Exactly the lines from the start of the data below through the line that contains "4.00, 4.96, 6.05]" are to be copied, with pictures left out.

————————

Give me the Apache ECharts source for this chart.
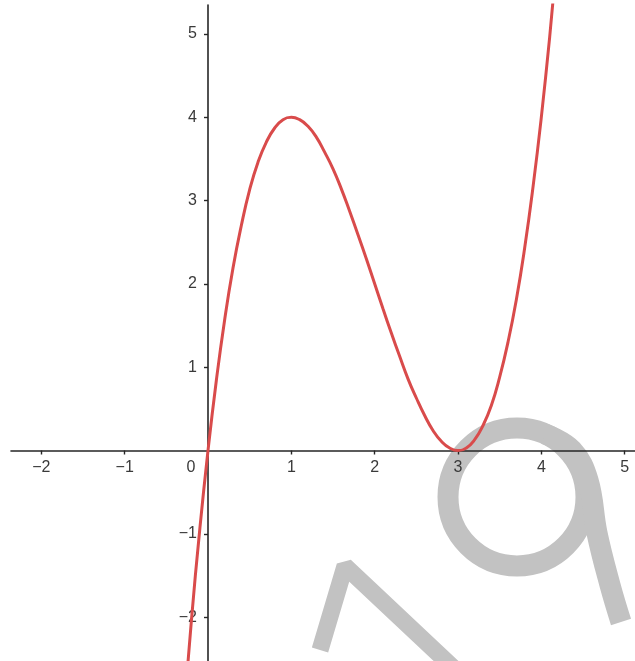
<!DOCTYPE html>
<html>
<head>
<meta charset="utf-8">
<script src="https://cdn.jsdelivr.net/npm/echarts@6/dist/echarts.min.js"></script>
<style>
  html, body { margin: 0; padding: 0; background: #fff; }
  #chart { width: 635px; height: 661px; }
</style>
</head>
<body>
<div id="chart"></div>
<script>
// curve points: [x, y]
const curveX = [-0.3, -0.2, -0.1, 0, 0.1, 0.2, 0.3, 0.4, 0.5, 0.6, 0.7, 0.8, 0.9, 1.0,
  1.1, 1.2, 1.3, 1.4, 1.5, 1.6, 1.7, 1.8, 1.9, 2.0, 2.1, 2.2, 2.3, 2.4, 2.5, 2.6, 2.7,
  2.8, 2.9, 3.0, 3.1, 3.2, 3.3, 3.4, 3.5, 3.6, 3.7, 3.8, 3.9, 4.0, 4.1, 4.2]
const curveY = [-3.27, -2.05, -0.96, 0, 0.84, 1.57, 2.19, 2.70, 3.13, 3.46, 3.70, 3.87, 3.97, 4.00,
  3.97, 3.89, 3.76, 3.58, 3.38, 3.14, 2.87, 2.59, 2.30, 2.00, 1.70, 1.41, 1.13, 0.86, 0.63, 0.42, 0.24,
  0.11, 0.03, 0, 0.03, 0.13, 0.30, 0.54, 0.88, 1.30, 1.81, 2.43, 3.16, 4.00, 4.96, 6.05]

const xTicks = [-2, -1, 1, 2, 3, 4, 5]
const xLabels = [-2, -1, 0, 1, 2, 3, 4, 5]
const yTicks = [-2, -1, 1, 2, 3, 4, 5]

const X_MIN = -2.364, X_MAX = 5.124
const Y_MIN = -2.526, Y_MAX = 5.346

const RED = '#d94b4b'
const AXIS = '#262626'
const LABEL = '#3a3a3a'
const WM = '#c2c2c2'   // watermark gray

const W = 635, H = 661
const G = { left: 11, right: 0, top: 5, bottom: 0 }
// move the axes onto the zero lines (onZero puts labels at the grid edge in v6)
const plotW = W - G.left - G.right
const plotH = H - G.top - G.bottom
const yAxisShift = plotW * (0 - X_MIN) / (X_MAX - X_MIN)
const xAxisShift = plotH * (0 - Y_MIN) / (Y_MAX - Y_MIN)

const chart = echarts.init(document.getElementById('chart'))

const fmt = (v) => (v < 0 ? '\u2212' + Math.abs(v) : String(v))

chart.setOption({
  animation: false,
  grid: {
    ...G, containLabel: false,
    outerBounds: { left: -200, right: -200, top: -200, bottom: -200 },
  },
  xAxis: {
    type: 'value', min: X_MIN, max: X_MAX, splitNumber: 8,
    position: 'bottom', offset: -xAxisShift,
    axisLine: { onZero: false, lineStyle: { color: AXIS, width: 1.6 } },
    axisTick: { show: true, length: 4, customValues: xTicks, lineStyle: { color: AXIS, width: 1.4 } },
    axisLabel: {
      customValues: xLabels, margin: 9, color: LABEL, fontSize: 16,
      fontFamily: 'Liberation Sans, Arial, sans-serif',
      formatter: (v) => (v === 0 ? '{o|0}' : fmt(v)),
      rich: { o: { padding: [0, 34, 0, 0], fontSize: 16, color: LABEL } },
    },
    splitLine: { show: false },
  },
  yAxis: {
    type: 'value', min: Y_MIN, max: Y_MAX, splitNumber: 8,
    position: 'left', offset: -yAxisShift,
    axisLine: { onZero: false, lineStyle: { color: AXIS, width: 1.6 } },
    axisTick: { show: true, length: 4, customValues: yTicks, lineStyle: { color: AXIS, width: 1.4 } },
    axisLabel: {
      customValues: yTicks, margin: 11, color: LABEL, fontSize: 16,
      fontFamily: 'Liberation Sans, Arial, sans-serif',
      formatter: fmt,
    },
    splitLine: { show: false },
  },
  graphic: [
    // watermark strokes behind the plot
    { type: 'polyline', z: -10, silent: true,
      shape: { points: [[320, 650], [345, 566], [462, 676]] },
      style: { fill: null, stroke: WM, lineWidth: 17, lineJoin: 'bevel' } },
    { type: 'ellipse', z: -10, silent: true,
      shape: { cx: 517, cy: 497, rx: 69, ry: 69 },
      style: { fill: null, stroke: WM, lineWidth: 21 } },
    { type: 'polyline', z: -10, silent: true,
      shape: { points: [[545, 434], [572, 450], [588, 480], [597, 533], [610, 585], [621, 622]], smooth: 0.4 },
      style: { fill: null, stroke: WM, lineWidth: 21 } },
  ],
  series: [{
    type: 'line',
    data: curveX.map((x, i) => [x, curveY[i]]),
    smooth: true,
    showSymbol: false,
    clip: true,
    lineStyle: { color: RED, width: 3 },
    z: 5,
  }],
})
</script>
</body>
</html>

————————

:: RESULT BELOW ::
Give me the Apache ECharts source for this chart.
<!DOCTYPE html>
<html>
<head>
<meta charset="utf-8">
<script src="https://cdn.jsdelivr.net/npm/echarts@6/dist/echarts.min.js"></script>
<style>
  html, body { margin: 0; padding: 0; background: #fff; }
  #chart { width: 635px; height: 661px; }
</style>
</head>
<body>
<div id="chart"></div>
<script>
// curve points: [x, y]
const curveX = [-0.3, -0.2, -0.1, 0, 0.1, 0.2, 0.3, 0.4, 0.5, 0.6, 0.7, 0.8, 0.9, 1.0,
  1.1, 1.2, 1.3, 1.4, 1.5, 1.6, 1.7, 1.8, 1.9, 2.0, 2.1, 2.2, 2.3, 2.4, 2.5, 2.6, 2.7,
  2.8, 2.9, 3.0, 3.1, 3.2, 3.3, 3.4, 3.5, 3.6, 3.7, 3.8, 3.9, 4.0, 4.1, 4.2]
const curveY = [-3.27, -2.05, -0.96, 0, 0.84, 1.57, 2.19, 2.70, 3.13, 3.46, 3.70, 3.87, 3.97, 4.00,
  3.97, 3.89, 3.76, 3.58, 3.38, 3.14, 2.87, 2.59, 2.30, 2.00, 1.70, 1.41, 1.13, 0.86, 0.63, 0.42, 0.24,
  0.11, 0.03, 0, 0.03, 0.13, 0.30, 0.54, 0.88, 1.30, 1.81, 2.43, 3.16, 4.00, 4.96, 6.05]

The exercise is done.